** START OF MATERIAL SUPPLIED **
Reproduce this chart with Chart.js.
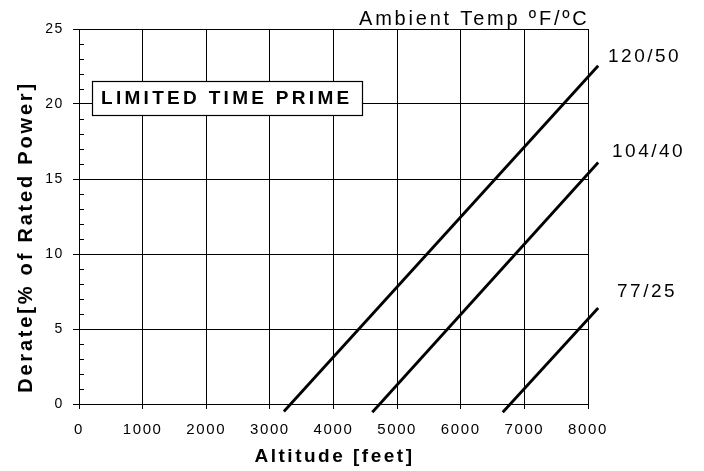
<!DOCTYPE html>
<html>
<head>
<meta charset="utf-8">
<title>Limited Time Prime Derate</title>
<script src="https://cdn.jsdelivr.net/npm/chart.js@4.4.1/dist/chart.umd.min.js"></script>
<style>
    html, body { margin: 0; padding: 0; background: #fff; }
    #wrap { width: 704px; height: 471px; position: relative; }
</style>
</head>
<body>
<div id="wrap"><canvas id="derateChart"></canvas></div>
<script>
// Chart values
const ambientLabels = ['120/50', '104/40', '77/25'];
const altitudeStart = [3220, 4610, 6660];
const altitudeEnd = [8160, 8160, 8160];
const derateStart = [-0.5, -0.55, -0.55];
const derateEnd = [22.55, 16.1, 6.4];
const altitudeTicks = [0, 1000, 2000, 3000, 4000, 5000, 6000, 7000, 8000];
const derateTicks = [0, 5, 10, 15, 20, 25];
const derateMinorTicks = [1, 2, 3, 4, 6, 7, 8, 9, 11, 12, 13, 14, 16, 17, 18, 19, 21, 22, 23, 24];

const FONT = "Arial, 'Liberation Sans', sans-serif";

// Text on top of the chart: titles, line labels, box
const overlayPlugin = {
    id: 'overlay',
    beforeDraw(chart) {
        chart.ctx.letterSpacing = '1.6px';
    },
    afterDraw(chart) {
        const { ctx, chartArea, scales } = chart;
        const y = scales.y;
        ctx.save();

        // minor ticks inside the y axis
        ctx.strokeStyle = '#000';
        ctx.lineWidth = 1;
        ctx.beginPath();
        derateMinorTicks.forEach(v => {
            const py = Math.round(y.getPixelForValue(v)) + 0.5;
            ctx.moveTo(chartArea.left, py);
            ctx.lineTo(chartArea.left + 5, py);
        });
        ctx.stroke();

        ctx.fillStyle = '#000';
        ctx.textBaseline = 'alphabetic';

        // x title
        ctx.font = `bold 19px ${FONT}`;
        ctx.letterSpacing = '2.5px';
        ctx.textAlign = 'center';
        ctx.fillText('Altitude [feet]', (chartArea.left + chartArea.right) / 2 + 1, 462);

        // y title
        ctx.save();
        ctx.translate(32, 238);
        ctx.rotate(-Math.PI / 2);
        ctx.font = `bold 20px ${FONT}`;
        ctx.letterSpacing = '2.8px';
        ctx.fillText('Derate[% of Rated Power]', 1, 0);
        ctx.restore();

        // legend heading
        ctx.font = `20px ${FONT}`;
        ctx.letterSpacing = '2.8px';
        ctx.textAlign = 'left';
        ctx.fillText('Ambient Temp ºF/ºC', 359, 25);

        // labels at the line ends
        const labelPos = [[608, 62], [612, 157], [617, 297]];
        ctx.font = `19px ${FONT}`;
        ctx.letterSpacing = '2.5px';
        ambientLabels.forEach((label, i) => {
            ctx.fillText(label, labelPos[i][0], labelPos[i][1]);
        });

        // boxed rating
        ctx.fillStyle = '#fff';
        ctx.fillRect(92.5, 81.5, 270, 34);
        ctx.strokeStyle = '#000';
        ctx.lineWidth = 1.2;
        ctx.strokeRect(92.5, 81.5, 270, 34);
        ctx.fillStyle = '#000';
        ctx.font = `bold 19px ${FONT}`;
        ctx.letterSpacing = '3.3px';
        ctx.fillText('LIMITED TIME PRIME', 101, 104);

        ctx.restore();
        ctx.letterSpacing = '0px';
    }
};

class DerateChart {
    constructor(canvasId) {
        this.canvas = document.getElementById(canvasId);
        this.chart = null;
    }

    // Build one dataset per ambient temperature
    buildDatasets() {
        return ambientLabels.map((label, i) => ({
            label: label,
            data: [
                { x: altitudeStart[i], y: derateStart[i] },
                { x: altitudeEnd[i], y: derateEnd[i] }
            ],
            borderColor: '#000',
            borderWidth: 2.8,
            pointRadius: 0,
            tension: 0,
            clip: false
        }));
    }

    init() {
        this.chart = new Chart(this.canvas, {
            type: 'line',
            data: { datasets: this.buildDatasets() },
            options: {
                responsive: true,
                maintainAspectRatio: false,
                animation: false,
                layout: { padding: { top: 29, right: 116, left: 0, bottom: 0 } },
                plugins: {
                    legend: { display: false },
                    tooltip: { enabled: false }
                },
                scales: {
                    x: {
                        type: 'linear',
                        min: altitudeTicks[0],
                        max: altitudeTicks[altitudeTicks.length - 1],
                        afterBuildTicks: scale => { scale.ticks = altitudeTicks.map(v => ({ value: v })); },
                        afterFit: scale => { scale.height = 67; },
                        grid: { color: '#000', lineWidth: 1, tickLength: 5, tickColor: '#000' },
                        border: { color: '#000', width: 1 },
                        ticks: {
                            color: '#000',
                            padding: 12,
                            maxRotation: 0,
                            autoSkip: false,
                            font: { family: FONT, size: 15 },
                            callback: value => String(value)
                        }
                    },
                    y: {
                        type: 'linear',
                        min: derateTicks[0],
                        max: derateTicks[derateTicks.length - 1],
                        afterBuildTicks: scale => { scale.ticks = derateTicks.map(v => ({ value: v })); },
                        afterFit: scale => { scale.width = 79; },
                        grid: { color: '#000', lineWidth: 1, tickLength: 6, tickColor: '#000' },
                        border: { color: '#000', width: 1 },
                        ticks: {
                            color: '#000',
                            padding: 9,
                            autoSkip: false,
                            font: { family: FONT, size: 14 },
                            callback: value => String(value)
                        }
                    }
                }
            },
            plugins: [overlayPlugin]
        });
    }
}

new DerateChart('derateChart').init();
</script>
</body>
</html>
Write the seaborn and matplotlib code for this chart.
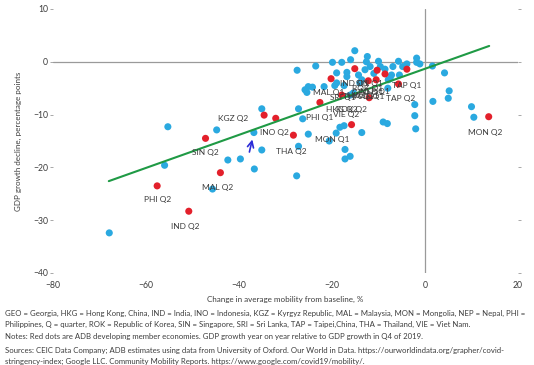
import matplotlib
matplotlib.use("Agg")
import matplotlib.pyplot as plt
import seaborn as sns
import pandas as pd

# ---------------- data ----------------
blue_x = [-55.3, -44.8, -36.8, -42.4, -39.7, -36.7, -56.0, -45.7, -67.9, -35.1,
          -35.1, -25.1, -27.2, -26.3, -27.2, -27.6, -20.6, -19.1, -18.3, -17.4,
          -17.2, -16.1, -17.2, -13.6, -9.0, -8.1, -2.2, -2.2, -2.0, 1.7,
          -15.4, -25.4, -24.2, -25.1, -21.7, -19.4, -16.1, -15.1, -12.4, -12.6,
          -10.0, -16.0, -19.9, -17.9, -23.5, -27.5, -12.9, -11.8, -8.6, -6.9,
          -3.9, -1.8, -1.8, -4.8, -7.2, -5.5, -19.0, -16.8, -14.3, -13.6,
          -7.9, -19.0, -17.4, -16.8, -7.5, -8.0, -1.1, 1.6, 4.2, 5.2,
          5.0, 10.0, 10.5, -5.7, -9.6, -25.8, -14.0, -11.0]
blue_y = [-12.3, -12.9, -13.4, -18.6, -18.4, -20.3, -19.6, -24.1, -32.4, -16.7,
          -8.9, -13.7, -8.9, -10.8, -16.0, -21.6, -15.0, -13.5, -12.4, -12.1,
          -16.6, -17.9, -18.4, -13.4, -11.4, -11.7, -8.1, -10.2, -12.7, -7.5,
          -5.9, -5.8, -4.8, -4.7, -4.7, -4.5, -6.3, 2.1, 1.0, 0.0,
          0.1, 0.4, -0.1, -0.1, -0.8, -1.6, -1.5, -0.9, -1.4, -0.9,
          -0.4, 0.7, -0.1, -0.9, -2.5, -2.5, -2.1, -2.0, -2.5, -3.4,
          -3.4, -4.0, -4.5, -2.8, -3.2, -5.0, -0.4, -0.8, -2.1, -5.5,
          -6.9, -8.5, -10.5, 0.1, -0.9, -5.3, -4.0, -2.2]

red_x = [-57.6, -50.8, -44.0, -47.2, -34.6, -32.1, -28.3, -22.6, -15.8, -15.1,
         -10.3, -3.9, -8.6, -20.2, -12.2, -10.5, -5.7, -17.9, 13.7, -12.0]
red_y = [-23.5, -28.3, -21.0, -14.5, -10.1, -10.7, -13.9, -7.7, -11.9, -1.3,
         -1.6, -1.4, -2.3, -3.2, -3.6, -3.4, -4.2, -6.3, -10.4, -6.8]

fit_x = [-68.0, 13.8]
fit_y = [-22.6, 3.0]

labels = ["KGZ Q2", "INO Q2", "SIN Q2", "THA Q2", "PHI Q2", "MAL Q2", "IND Q2",
          "PHI Q1", "MON Q1", "HKG Q2", "ROK Q2", "VIE Q2", "MAL Q1", "IND Q1",
          "SIN Q1", "TAP Q1", "SRI Q1", "THA Q1", "GEO Q1", "NEP Q1", "ROK Q1",
          "VIE Q1", "HKG Q1", "TAP Q2", "MON Q2"]
label_x = [-41.3, -35.5, -47.3, -28.8, -57.4, -44.7, -51.6,
           -25.6, -20.0, -21.3, -19.1, -19.8, -24.1, -18.3,
           -14.8, -7.1, -20.4, -17.6, -15.7, -14.0, -15.7,
           -14.4, -16.8, -8.4, 12.9]
label_y = [-10.8, -13.4, -17.2, -16.9, -26.1, -23.9, -31.1,
           -10.6, -14.8, -9.1, -9.1, -10.0, -5.9, -4.2,
           -4.2, -4.4, -6.8, -6.6, -5.9, -5.7, -5.1,
           -6.6, -6.3, -7.0, -13.3]
label_ha = ["center", "left", "center", "center", "center", "center", "center",
            "left", "center", "left", "left", "left", "left", "left",
            "left", "left", "left", "left", "left", "left", "left",
            "left", "left", "left", "center"]

x_ticks = [-80, -60, -40, -20, 0, 20]
y_ticks = [10, 0, -10, -20, -30, -40]

notes = [
    "GEO = Georgia, HKG = Hong Kong, China, IND = India, INO = Indonesia, KGZ = Kyrgyz Republic, MAL = Malaysia, MON = Mongolia, NEP = Nepal, PHI =",
    "Philippines, Q = quarter, ROK = Republic of Korea, SIN = Singapore, SRI = Sri Lanka, TAP = Taipei,China, THA = Thailand, VIE = Viet Nam.",
    "Notes: Red dots are ADB developing member economies. GDP growth year on year relative to GDP growth in Q4 of 2019.",
    "Sources: CEIC Data Company; ADB estimates using data from University of Oxford. Our World in Data. https://ourworldindata.org/grapher/covid-",
    "stringency-index; Google LLC. Community Mobility Reports. https://www.google.com/covid19/mobility/.",
]

# ---------------- plot ----------------
sns.set_theme(style="white")
plt.rcParams["font.family"] = ["Lato", "DejaVu Sans"]
TXT = "#3c3c3c"
GRAY = "#9a9a9a"

df = pd.DataFrame({
    "x": blue_x + red_x,
    "y": blue_y + red_y,
    "group": ["blue"] * len(blue_x) + ["red"] * len(red_x),
})
fit = pd.DataFrame({"x": fit_x, "y": fit_y})

fig = plt.figure(figsize=(5.34, 3.65), dpi=100)
ax = fig.add_axes([53 / 534, 1 - 273 / 365, (518 - 53) / 534, (273 - 9) / 365])

ax.axhline(0, color=GRAY, lw=0.9, zorder=1)
ax.axvline(0, color=GRAY, lw=0.9, zorder=1)

sns.scatterplot(data=df, x="x", y="y", hue="group",
                palette={"blue": "#2aa9e0", "red": "#e3202b"},
                s=26, edgecolor="none", linewidth=0, legend=False, ax=ax, zorder=3)
sns.lineplot(data=fit, x="x", y="y", color="#1f9a45", lw=1.5, ax=ax, zorder=4)

for t, lx, ly, ha in zip(labels, label_x, label_y, label_ha):
    ax.text(lx, ly, t, ha=ha, va="center", fontsize=6.0, color=TXT, zorder=5)

ax.annotate("", xy=(-37.0, -14.2), xytext=(-37.9, -17.6),
            arrowprops=dict(arrowstyle="->", color="#2b2bd8", lw=1.2,
                            mutation_scale=11), zorder=6)

ax.set_xlim(-80, 20)
ax.set_ylim(-40, 10)
ax.set_xticks(x_ticks)
ax.set_yticks(y_ticks)
ax.set_xticklabels([str(v).replace("-", "\u2212") for v in x_ticks])
ax.set_yticklabels([str(v).replace("-", "\u2212") for v in y_ticks])
for s in ax.spines.values():
    s.set_visible(False)
ax.tick_params(axis="y", left=True, right=True, length=2.5, width=0.6,
               color=GRAY, labelsize=6.2, labelcolor=TXT, pad=1)
ax.tick_params(axis="x", bottom=False, length=0, labelsize=6.2,
               labelcolor=TXT, pad=6)
ax.set_xlabel("Change in average mobility from baseline, %", fontsize=5.8,
              color=TXT, labelpad=4)
ax.set_ylabel("GDP growth decline, percentage points", fontsize=5.8,
              color=TXT, labelpad=8)

line_y = [313, 324, 337, 350, 361]
for txt, py in zip(notes, line_y):
    fig.text(5 / 534, 1 - py / 365, txt, ha="left", va="center",
             fontsize=5.6, color=TXT)

fig.savefig("out.png", dpi=100)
** END OF MATERIAL SUPPLIED **
EXERCISE: Everything from the first line to the line with "ctx.fillText('Altitude [feet]', (chartArea.left" must be repeated exactly, and nothing else. Leave the pictures out.

WORKED SOLUTION:
Reproduce this chart with Chart.js.
<!DOCTYPE html>
<html>
<head>
<meta charset="utf-8">
<title>Limited Time Prime Derate</title>
<script src="https://cdn.jsdelivr.net/npm/chart.js@4.4.1/dist/chart.umd.min.js"></script>
<style>
    html, body { margin: 0; padding: 0; background: #fff; }
    #wrap { width: 704px; height: 471px; position: relative; }
</style>
</head>
<body>
<div id="wrap"><canvas id="derateChart"></canvas></div>
<script>
// Chart values
const ambientLabels = ['120/50', '104/40', '77/25'];
const altitudeStart = [3220, 4610, 6660];
const altitudeEnd = [8160, 8160, 8160];
const derateStart = [-0.5, -0.55, -0.55];
const derateEnd = [22.55, 16.1, 6.4];
const altitudeTicks = [0, 1000, 2000, 3000, 4000, 5000, 6000, 7000, 8000];
const derateTicks = [0, 5, 10, 15, 20, 25];
const derateMinorTicks = [1, 2, 3, 4, 6, 7, 8, 9, 11, 12, 13, 14, 16, 17, 18, 19, 21, 22, 23, 24];

const FONT = "Arial, 'Liberation Sans', sans-serif";

// Text on top of the chart: titles, line labels, box
const overlayPlugin = {
    id: 'overlay',
    beforeDraw(chart) {
        chart.ctx.letterSpacing = '1.6px';
    },
    afterDraw(chart) {
        const { ctx, chartArea, scales } = chart;
        const y = scales.y;
        ctx.save();

        // minor ticks inside the y axis
        ctx.strokeStyle = '#000';
        ctx.lineWidth = 1;
        ctx.beginPath();
        derateMinorTicks.forEach(v => {
            const py = Math.round(y.getPixelForValue(v)) + 0.5;
            ctx.moveTo(chartArea.left, py);
            ctx.lineTo(chartArea.left + 5, py);
        });
        ctx.stroke();

        ctx.fillStyle = '#000';
        ctx.textBaseline = 'alphabetic';

        // x title
        ctx.font = `bold 19px ${FONT}`;
        ctx.letterSpacing = '2.5px';
        ctx.textAlign = 'center';
        ctx.fillText('Altitude [feet]', (chartArea.left + chartArea.right) / 2 + 1, 462);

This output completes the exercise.